Before the cross, most people did not have direct access to God; only the high priest could enter the Holy of Holies. Now Jesus’ death on the cross has made a path for us into the Father’s presence. God tore right through the veil that had always separated us from him. He can come out and embrace mankind, including prodigals and sinners, with no interference.
Consider Israel’s miraculous deliverance. As God’s people crossed over the Red Sea onto dry land, they saw the waves crash down on their enemy behind them. It was a glorious moment, and they held a mighty praise meeting with dancing, singing and thanksgiving. “We’re free! God has delivered us from the hand of oppression.”
Their first test came just a few days later, but they ended up murmuring and complaining, totally dissatisfied with the outcome. Yes, they had known God’s deliverance, but they didn’t yet understand his great love for them.
Israel’s story represents our own deliverance from the bondage and guilt of sin. We know that Satan was defeated at the cross and that we were set free from his iron grip. Yet God had something even greater in mind. You see, he never meant for Israel to just camp on the victory side of the Red Sea. His ultimate purpose in bringing them out of Egypt was to take them into the promised land of Canaan. He brought them out to bring them into his love and embrace in the home he had prepared for them.
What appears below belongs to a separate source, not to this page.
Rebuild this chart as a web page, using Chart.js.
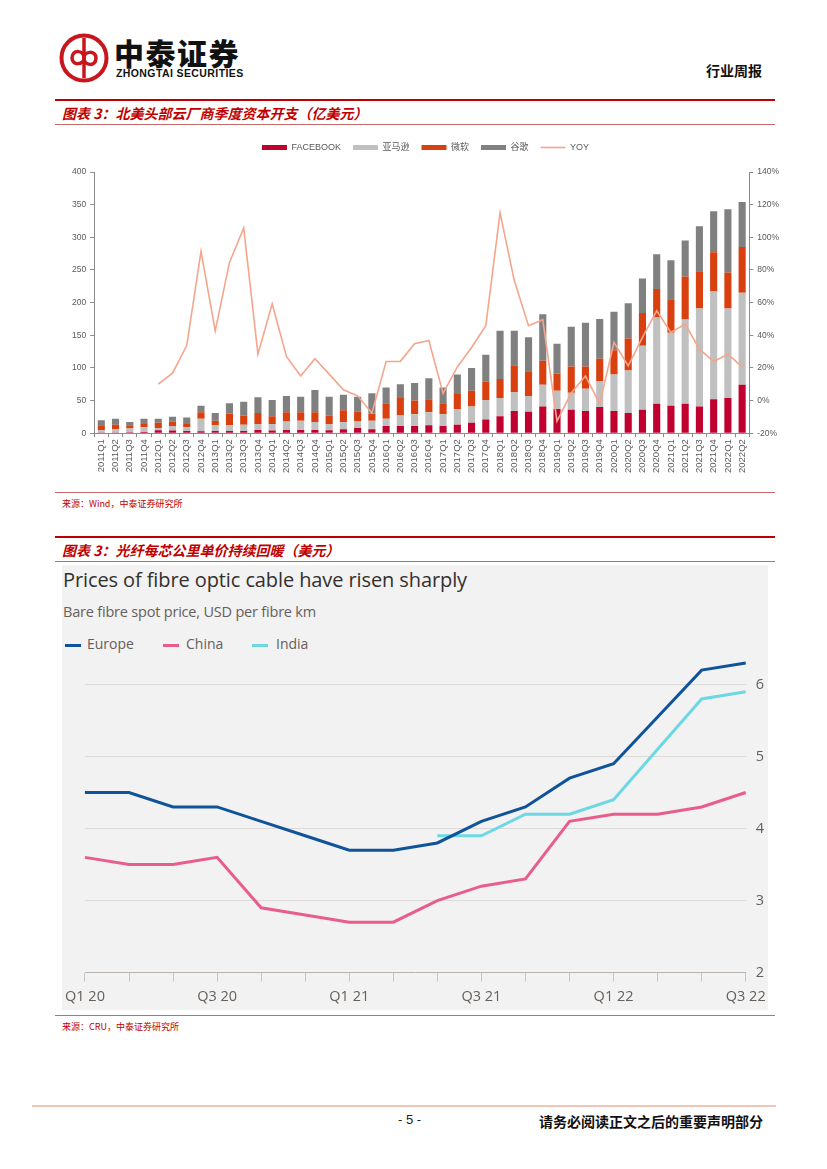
<!DOCTYPE html>
<html>
<head>
<meta charset="utf-8">
<script src="https://cdn.jsdelivr.net/npm/chart.js@4.4.0/dist/chart.umd.min.js"></script>
<style>
  body { margin: 0; width: 827px; height: 1169px; background: #fff; position: relative; font-family: "Liberation Sans", "Noto Sans CJK SC", sans-serif; overflow: hidden; }
  .abs { position: absolute; }
  .cn { font-family: "Noto Sans CJK SC", sans-serif; }
  .figtitle { color: #c00000; font-size: 14px; font-weight: bold; font-style: italic; font-family: "Noto Sans CJK SC", sans-serif; white-space: nowrap; }
  .src { color: #c00000; font-size: 9px; font-family: "Noto Sans CJK SC", sans-serif; white-space: nowrap; }
  .ft { font-family: "Open Sans", "Noto Sans", sans-serif; white-space: nowrap; }
</style>
</head>
<body>

<!-- header -->
<svg class="abs" style="left:58px;top:32px" width="52" height="52" viewBox="0 0 52 52">
  <circle cx="26" cy="26" r="22.5" fill="none" stroke="#c8161d" stroke-width="4"/>
  <line x1="26" y1="6" x2="26" y2="46" stroke="#c8161d" stroke-width="3.5"/>
  <path d="M26 26 C26 18 14 17 14 26 C14 34 26 33 26 26 C26 19 38 18 38 26 C38 35 26 34 26 26" fill="none" stroke="#c8161d" stroke-width="3.5"/>
</svg>
<div class="abs cn" style="left:114px;top:30px;font-size:30px;font-weight:900;color:#111;letter-spacing:1.5px">中泰证券</div>
<div class="abs" style="left:116px;top:67px;font-size:10.5px;font-weight:bold;color:#111;letter-spacing:0.4px">ZHONGTAI SECURITIES</div>
<div class="abs cn" style="left:706px;top:60px;font-size:14px;font-weight:bold;color:#111">行业周报</div>

<!-- figure 1 -->
<div class="abs" style="left:55px;top:99px;width:720px;height:2px;background:#c00000"></div>
<div class="abs figtitle" style="left:62px;top:103px">图表 3：北美头部云厂商季度资本开支（亿美元）</div>
<div class="abs" style="left:55px;top:124px;width:720px;height:1px;background:#c46a6a"></div>
<div class="abs" style="left:62px;top:131px;width:733px;height:359px"><canvas id="capexChart"></canvas></div>
<div class="abs" style="left:55px;top:492px;width:720px;height:1px;background:#c46a6a"></div>
<div class="abs src" style="left:62px;top:497px">来源：Wind，中泰证券研究所</div>

<!-- figure 2 -->
<div class="abs" style="left:55px;top:536px;width:720px;height:2px;background:#c00000"></div>
<div class="abs figtitle" style="left:62px;top:540px">图表 3：光纤每芯公里单价持续回暖（美元）</div>
<div class="abs" style="left:55px;top:561px;width:720px;height:1px;background:#c46a6a"></div>
<div class="abs" style="left:62px;top:565px;width:706px;height:445px;background:#f2f2f2"></div>
<div class="abs ft" style="left:63px;top:566px;font-size:20px;color:#33302e;letter-spacing:-0.1px">Prices of fibre optic cable have risen sharply</div>
<div class="abs ft" style="left:63px;top:602px;font-size:14.5px;color:#66605c;letter-spacing:-0.2px">Bare fibre spot price, USD per fibre km</div>
<div class="abs" style="left:65px;top:644px;width:16px;height:3px;background:#0f5499"></div>
<div class="abs ft" style="left:87px;top:634px;font-size:14px;color:#66605c">Europe</div>
<div class="abs" style="left:163px;top:644px;width:16px;height:3px;background:#e95d8c"></div>
<div class="abs ft" style="left:186px;top:634px;font-size:14px;color:#66605c">China</div>
<div class="abs" style="left:252px;top:644px;width:16px;height:3px;background:#6dd8e4"></div>
<div class="abs ft" style="left:276px;top:634px;font-size:14px;color:#66605c">India</div>
<div class="abs" style="left:58px;top:637px;width:720px;height:378px"><canvas id="fibreChart"></canvas></div>
<div class="abs" style="left:55px;top:1015px;width:720px;height:1px;background:#c46a6a"></div>
<div class="abs src" style="left:62px;top:1020px">来源：CRU，中泰证券研究所</div>

<!-- footer -->
<div class="abs" style="left:32px;top:1105px;width:744px;height:2px;background:#f2c4b4"></div>
<div class="abs" style="left:398px;top:1112px;font-size:13px;color:#222">- 5 -</div>
<div class="abs cn" style="left:539px;top:1111px;font-size:14px;font-weight:bold;color:#111">请务必阅读正文之后的重要声明部分</div>

<script>
// quarterly capex, 亿美元
const quarters = [
  '2011Q1','2011Q2','2011Q3','2011Q4','2012Q1','2012Q2','2012Q3','2012Q4',
  '2013Q1','2013Q2','2013Q3','2013Q4','2014Q1','2014Q2','2014Q3','2014Q4',
  '2015Q1','2015Q2','2015Q3','2015Q4','2016Q1','2016Q2','2016Q3','2016Q4',
  '2017Q1','2017Q2','2017Q3','2017Q4','2018Q1','2018Q2','2018Q3','2018Q4',
  '2019Q1','2019Q2','2019Q3','2019Q4','2020Q1','2020Q2','2020Q3','2020Q4',
  '2021Q1','2021Q2','2021Q3','2021Q4','2022Q1','2022Q2'
];
const facebook = [1,1,1.5,2,4.5,4,3.5,3,3.5,3.5,3.5,5,4,5,5,5,4.5,6,8,6,11,11,11,12,11,13,16,21,26,34,33,41,37,36,34,40,34,31,36,45,42,45,41,52,54,74];
const amazon = [4,5,5.5,7,3.5,7,5.5,19,8.5,8.5,9.5,9,10,13,14,12,9.5,11,10,13,11,16,18,20,18,24,25,30,28,29,24,33,28,26,34,39,56,65,98,132,112,129,150,165,137,141];
const microsoft = [7,7,5,5,8,7,5,10,7,18,14,17,12,14,13,15,13,18,15,11,24,27,21,20,17,23,24,28,29,41,38,37,26,40,34,35,37,49,50,44,51,66,57,60,55,70];
const google = [8,9,5,8,6,7,10,10,12,16,21,24,25,25,24,34,29,24,23,31,24,21,27,32,24,30,35,41,74,53,52,71,46,61,67,61,59,54,53,53,60,55,69,63,97,69];
const yoy = [null,null,null,null,10,16.8,33.7,91.4,42.7,84.6,105.7,28.4,59.3,27,15.1,25.6,16.2,6.6,2.9,-7.7,23.9,24,34.8,36.8,4.4,20.6,32.5,45.8,115,73.5,45.8,49.5,-12.6,4.6,15,-2,35.6,21.2,38.7,55,41.7,46.9,31.5,23.9,28.4,20.6];

// bare fibre spot price, every two months
const periods = ['Q1 20','','','Q3 20','','','Q1 21','','','Q3 21','','','Q1 22','','','Q3 22'];
const europe = [4.5,4.5,4.3,4.3,4.1,3.9,3.7,3.7,3.8,4.1,4.3,4.7,4.9,5.55,6.2,6.3];
const china = [3.6,3.5,3.5,3.6,2.9,2.8,2.7,2.7,3.0,3.2,3.3,4.1,4.2,4.2,4.3,4.5];
const india = [null,null,null,null,null,null,null,null,3.9,3.9,4.2,4.2,4.4,5.1,5.8,5.9];

const axisGray = '#595959';
const smallFont = { family: 'Liberation Sans, Noto Sans CJK SC', size: 8.5 };

function barSet(label, data, color) {
    return {
        type: 'bar',
        label: label,
        data: data,
        backgroundColor: color,
        borderWidth: 0,
        pointStyle: 'rect',
        stack: 'capex',
        yAxisID: 'y',
        order: 2
    };
}

// push the plot a little further below the legend
const legendGap = {
    id: 'legendGap',
    beforeInit(chart) {
        const fit = chart.legend.fit;
        chart.legend.fit = function () {
            fit.bind(chart.legend)();
            this.height += 10;
        };
    }
};

new Chart(document.getElementById('capexChart').getContext('2d'), {
    data: {
        labels: quarters,
        datasets: [
            barSet('FACEBOOK', facebook, '#c0002f'),
            barSet('亚马逊', amazon, '#c0c0c0'),
            barSet('微软', microsoft, '#d94010'),
            barSet('谷歌', google, '#808080'),
            {
                type: 'line',
                label: 'YOY',
                data: yoy,
                borderColor: '#f5a58c',
                backgroundColor: '#f5a58c',
                borderWidth: 1.6,
                pointRadius: 0,
                pointStyle: 'line',
                tension: 0,
                yAxisID: 'y1',
                order: 1
            }
        ]
    },
    options: {
        responsive: true,
        maintainAspectRatio: false,
        animation: false,
        layout: { padding: { left: 6, right: 12, top: 0, bottom: 15 } },
        plugins: {
            legend: {
                position: 'top',
                labels: {
                    usePointStyle: true,
                    pointStyleWidth: 25,
                    boxHeight: 5,
                    padding: 12,
                    color: axisGray,
                    font: { family: 'Liberation Sans, Noto Sans CJK SC', size: 9 },
                    sort: (a, b) => a.datasetIndex - b.datasetIndex
                }
            },
            tooltip: { enabled: false }
        },
        datasets: { bar: { barPercentage: 0.5, categoryPercentage: 1 } },
        scales: {
            x: {
                stacked: true,
                grid: { drawOnChartArea: false, drawTicks: true, tickLength: 4, color: '#8c8c8c' },
                border: { color: '#8c8c8c' },
                ticks: { color: axisGray, font: { family: 'Liberation Sans', size: 9.5 }, minRotation: 90, maxRotation: 90, autoSkip: false, padding: 2 }
            },
            y: {
                stacked: true,
                min: 0,
                max: 400,
                grid: { drawOnChartArea: false, tickLength: 4, color: '#8c8c8c' },
                border: { color: '#8c8c8c' },
                ticks: { stepSize: 50, color: axisGray, font: smallFont, padding: 4 }
            },
            y1: {
                position: 'right',
                min: -20,
                max: 140,
                grid: { drawOnChartArea: false, tickLength: 4, color: '#8c8c8c' },
                border: { color: '#8c8c8c' },
                ticks: {
                    stepSize: 20,
                    color: axisGray,
                    font: smallFont,
                    padding: 4,
                    callback: function (value) {
                        return value + '%';
                    }
                }
            }
        }
    },
    plugins: [legendGap]
});

const ftGray = '#66605c';
new Chart(document.getElementById('fibreChart').getContext('2d'), {
    type: 'line',
    data: {
        labels: periods,
        datasets: [
            { label: 'Europe', data: europe, borderColor: '#0f5499', borderWidth: 3, pointRadius: 0, tension: 0 },
            { label: 'China', data: china, borderColor: '#e95d8c', borderWidth: 3, pointRadius: 0, tension: 0 },
            { label: 'India', data: india, borderColor: '#6dd8e4', borderWidth: 3, pointRadius: 0, tension: 0, spanGaps: false }
        ]
    },
    options: {
        responsive: true,
        maintainAspectRatio: false,
        animation: false,
        layout: { padding: { left: 2, right: 4, top: 2, bottom: 2 } },
        plugins: { legend: { display: false }, tooltip: { enabled: false } },
        scales: {
            x: {
                offset: false,
                grid: { drawOnChartArea: false, drawTicks: true, tickLength: 9, color: '#c9c5c1' },
                border: { display: false },
                ticks: { color: ftGray, font: { family: 'Open Sans', size: 14.5 }, autoSkip: false, maxRotation: 0, padding: 7 }
            },
            y: {
                position: 'right',
                min: 2,
                max: 6.4,
                afterBuildTicks: function (scale) {
                    scale.ticks = [2, 3, 4, 5, 6].map(v => ({ value: v }));
                },
                grid: {
                    drawTicks: false,
                    color: function (ctx) {
                        return ctx.tick && ctx.tick.value === 2 ? '#b8b3ae' : '#dcd9d6';
                    }
                },
                border: { display: false },
                ticks: { color: ftGray, font: { family: 'Open Sans', size: 14.5 }, padding: 10 }
            }
        }
    }
});
</script>
</body>
</html>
Here is the key: You cannot serve the Lord in peace and freedom until you see his delight in your deliverance…until you realize that every wall has been removed at the cross…until you know that your sinful past has been wiped away. God says, “I want you to move on! Come now into the fullness that awaits you in my presence!”
As God’s children, we rejoice in the wonderful benefits of the cross. We have moved out of Egypt and are standing on the “victory side” of our Red Sea trial. We thank God continually for casting our oppressor into the sea. Now let us make sure that we don’t miss God’s ultimate purpose for us: to bring us into the Holy of Holies, to himself.